Baca juga: Penangkapan Lukas Enembe, Firli: Ini Peringatan untuk Seluruh Pelaku Korupsi
Firli mengatakan, penanganan kasus Lukas Enembe mendapatkan dukungan seluruh tokoh masyarakat Papua hingga pendeta.
Salah satu tokoh adat yang mendukung adalah tokoh adat Kabupaten Tolikara, Esap Bogum. Lalu, pendeta Joop Suebu yang merupakan Ketua Persekutuan Gereja-gereja Jayapura.
Kemudian, ada Ketua LMA Kabupaten Mamberamo Tengah Babor Bagabol, Ketua DPD KNPI Kabupaten Keerom Samuel Yube, dan Ketua DPP KNPI Haris Pratama.
KPK menetapkan Lukas sebagai tersangka dugaan suap dan gratifikasi sejak 5 September 2022 lalu.
Lukas Enembe ditetapkan tersangka karena diduga menerima suap dan gratifikasi dari Direktur Utama PT Tabi Bangun Papua, Rijatono Lakka, sebesar Rp 1 miliar.
Perusahaan itu memenangkan tiga proyek infrastruktur tahun jamak (multiyears) senilai miliaran rupiah.
KPK menduga Lukas Enembe telah menerima pemberian lain sebagai gratifikasi yang berhubungan dengan jabatannya. Berdasarkan bukti permulaan sejauh ini berjumlah sekitar Rp 10 miliar.
Sebelumnya KPK sudah memanggil Lukas buat diperiksa sebagai tersangka di Jakarta, tetapi dia selalu mangkir dengan alasan sakit.
Penangkapan yang kerap disebut KPK sebagai sebuah tindakan paksa, tidaklah terjadi begitu saja.

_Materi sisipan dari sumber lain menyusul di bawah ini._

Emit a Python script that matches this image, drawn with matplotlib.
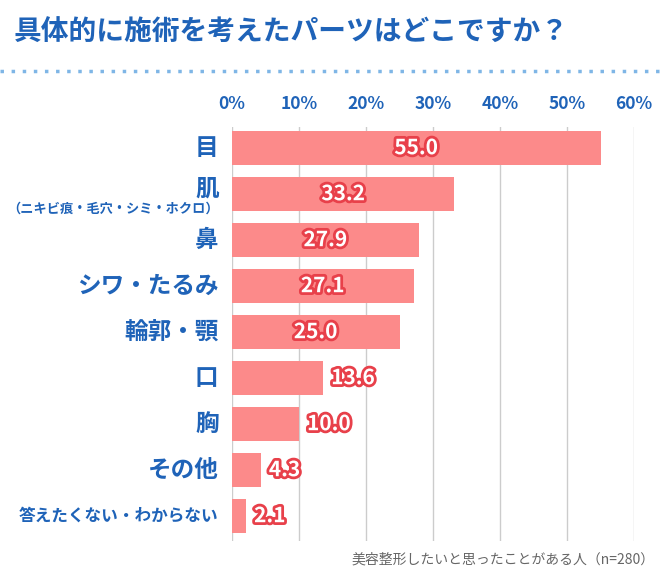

Baca juga: Komnas HAM Temukan Indikasi Eskalasi Kekerasan di Papua Usai Lukas Enembe Ditangkap
Dalam berbagai upaya untuk memeriksa orang nomor satu di Papua itu, tak jarang Komisi Antirasuah dihalang-halangi oleh para pendukung dan simpatisan Lukas.
Pada 12 September 2022, KPK sedianya menjadwalkan pemeriksaan terhadap Lukas. Tetapi, ia justru tidak hadir dengan alasan sakit.